The soul and body belong to one another in a natural relationship. God made the one for the other.
St. Cyril of Jerusalem exhorts us: “Respect your body since it is your good fortune to be a temple of the Holy Spirit. Do not stain your body...and if by chance you have stained it, purify it right away through penance. Clean it while you still have time” (Cyril of Jerusalem, Catechesis).
The exalted dignity of man was present from the moment of Creation. It acquired full expression with the Incarnation of the Word (Tertullian, On the Resurrection).
Each and every person has been “included in the mystery of the Redemption,” said St. John Paul, “and with each one Christ has united himself forever through this mystery.
“Every person comes into the world through being conceived in their mother's womb and being born of their mother, and precisely on account of the mystery of the Redemption is entrusted to the solicitude of the Church.
“Her solicitude is about the whole man and is focused on him in an altogether special manner.
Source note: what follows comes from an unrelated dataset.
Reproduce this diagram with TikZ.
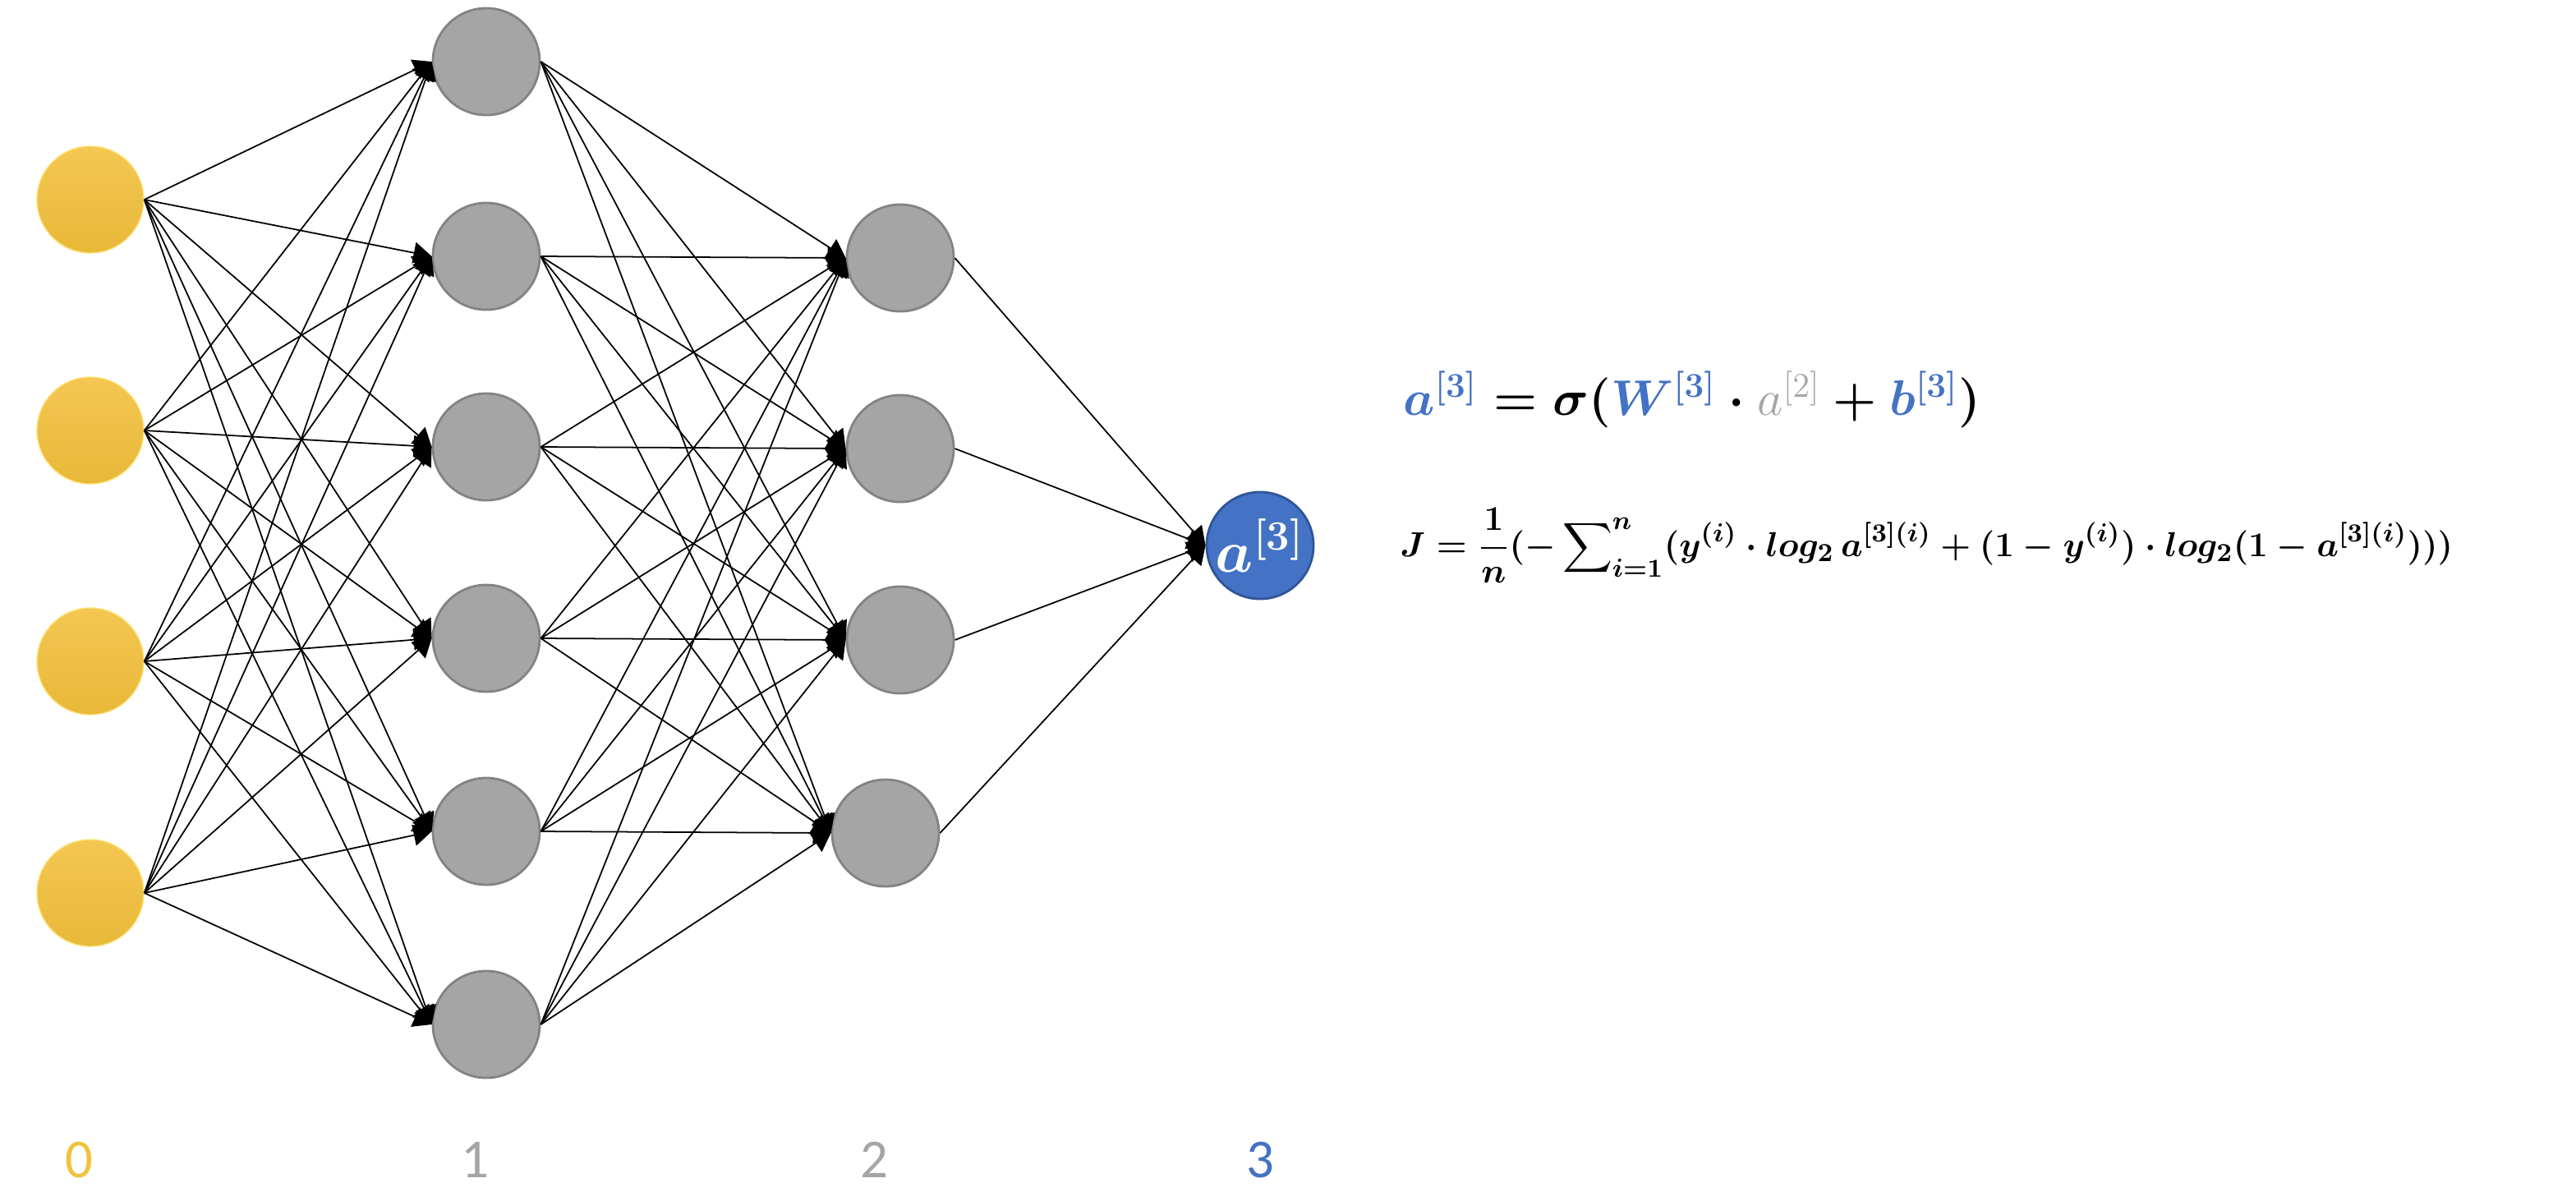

The object of her care is man in his unique, unrepeatable human reality, which keeps intact the image and likeness of God himself” (John Paul II, Encyclical, Redemptor hominis, Point 13, March 4, 1979).
St. Thomas teaches that our divine filiation, commenced in the soul through grace, will be consummated by the glorification of the body...just as our soul has been redeemed from sin, so too our body will be redeemed from the corruption of death (Thomas Aquinas, Commentary on the Epistle to the Romans).
We can turn to Our Lady and ask her that we might get great joy and consolation from these beautiful truths, and help to spread that joy and consolation to many other people around us, so that they also can look forward with peace and joy to the eternal wedding feast.
I thank you, my God, for the good resolutions, affections, and inspirations that you have communicated to me during this meditation. I ask your help to put them into practice. My Immaculate Mother, Saint Joseph, my father and lord, my guardian angel, intercede for me.
In the name of the Father, and of the Son, and of the Holy Spirit. Amen.